Since hub-repo is schema agnostic, who will not find changes there.

Creating Test Data#

Below you find concrete instances and requests to create a catalog and a dataset that match the defined data model.

Simple Catalog Example#

  • Create a catalog like this:
PUT http://localhost:8081/catalogues/simple-catalog
Content-Type: text/turtle
X-API-Key: {{api-key}}


@prefix dcat:   <http://www.w3.org/ns/dcat#> .
@prefix dct:    <http://purl.org/dc/terms/> .
@prefix foaf:   <http://xmlns.com/foaf/0.1/> .

<https://piveau.io/id/catalogue/dcat-ap-simple-catalog>
    a                  dcat:Catalog ;
    dct:type           "dcat-ap" ;
    dct:title          "DCAT-AP simple Example Catalogue"@en ;
    dct:description    "This catalog holds examples DCAT-AP simple Datasets"@en ;
    dct:publisher      <https://piveau.io/def/publisher/piveau> .

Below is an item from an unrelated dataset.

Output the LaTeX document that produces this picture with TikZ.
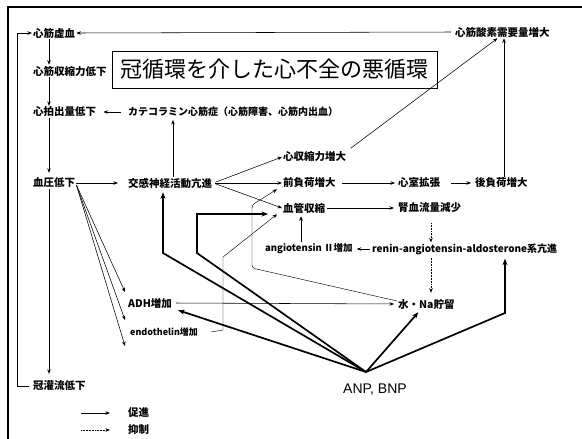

<https://piveau.io/def/publisher/piveau>
    a               foaf:Organization ;
    foaf:homepage   <https://piveau.io> ;
    foaf:mbox       <mailto:info@piveau.de> ;
    foaf:name       "Piveau" .
  • If you query now hub-search (http://localhost:8083/catalogues/simple-catalog) you see an actual instance in hub-search of the simple metadata model:

Catalog Result

Simple Dataset Example#

  • The same way you can also create an instance of dataset:
PUT http://localhost:8081/catalogues/simple-catalog/datasets/origin?originalId=simple-dataset
Content-Type: text/turtle
X-API-Key: {{api-key}}


@prefix dcat:   <http://www.w3.org/ns/dcat#> .
@prefix dct:    <http://purl.org/dc/terms/> .
@prefix dc:     <http://purl.org/dc/elements/1.1/> .
@prefix dcatap: <http://data.europa.eu/r5r/> .
@prefix foaf:   <http://xmlns.com/foaf/0.1/> .
@prefix rdf:    <http://www.w3.org/1999/02/22-rdf-syntax-ns#> .
@prefix skos:   <http://www.w3.org/2004/02/skos/core#> .
@prefix vcard:  <http://www.w3.org/2006/vcard/ns#> .
@prefix xsd:    <http://www.w3.org/2001/XMLSchema#> .


<https://piveau.io/set/data/dcat-ap-simple-dataset>
    a                   dcat:Dataset ;
    dct:title           "This is a DCAT-AP simple dataset"@en ;
    dct:description     "This is a description of a DCAT-AP simple dataset"@en ;
    dct:language        <http://publications.europa.eu/resource/authority/language/ENG> ;
    dct:creator         <https://piveau.io/def/creator/piveau> ;
    dcat:theme          <http://publications.europa.eu/resource/authority/data-theme/TECH> ;
    dct:issued          "2024-07-31T00:00:00"^^xsd:dateTime ;
    dcat:contactPoint               [   a              vcard:Individual ;
                                    vcard:hasEmail <mailto:john@doe.de> ;
                                    vcard:fn       "John Doe" ;
                                    vcard:hasAddress [ 
                                        vcard:street-address "John Doe Str." ;
                                        vcard:locality "Berlin" ;
                                        vcard:postal-code "12345" ;
                                        vcard:country-name "Germany"
                                    ] ;
                                    vcard:hasTelephone "0049123456789" ;
                                    vcard:hasURL <http://www.johndoe.de> ;
                                    vcard:hasOrganizationName "John Doe Inc." ] ;
    dcat:distribution   <https://piveau.io/set/distribution/1> ;
    dcat:keyword        "piveau"@en, "opendata"@en .

<https://piveau.io/set/distribution/1>
    a                               dcat:Distribution ;
    dct:title                       "Example Distribution "@en ;
    dct:description                 "Example Distribution Description"@en ;
    dcat:accessURL                  <https://myactualdata.com/file> ;
    dcat:downloadURL                <https://myactualdata.com/downdload/file.csv>  ;
    dct:license                     [   
                                        a   dct:LicenseDocument ;
                                        skos:prefLabel "My License" ;
                                        dct:title "This is my custom License" ;
                                        skos:exactMatch  "my-license"
                                    ] ;
    dct:format                      <http://publications.europa.eu/resource/authority/file-type/CSV> .

<https://piveau.io/def/creator/piveau>
    a               foaf:Organization ;
    foaf:homepage   <https://piveau.io> ;
    foaf:mbox       <mailto:info@piveau.de> ;
    foaf:name       "Piveau" .
  • You can query it from here: http://localhost:8083/datasets/simple-dataset

Conclusion#

Now you are able to create your own metadata model for piveau, install it and test it out. You can use the DCAT-AP-Simple example as a starting point for a bigger and more complex model. For further inspiration you can also have a look into the build-in SHACL file that powers piveau by default.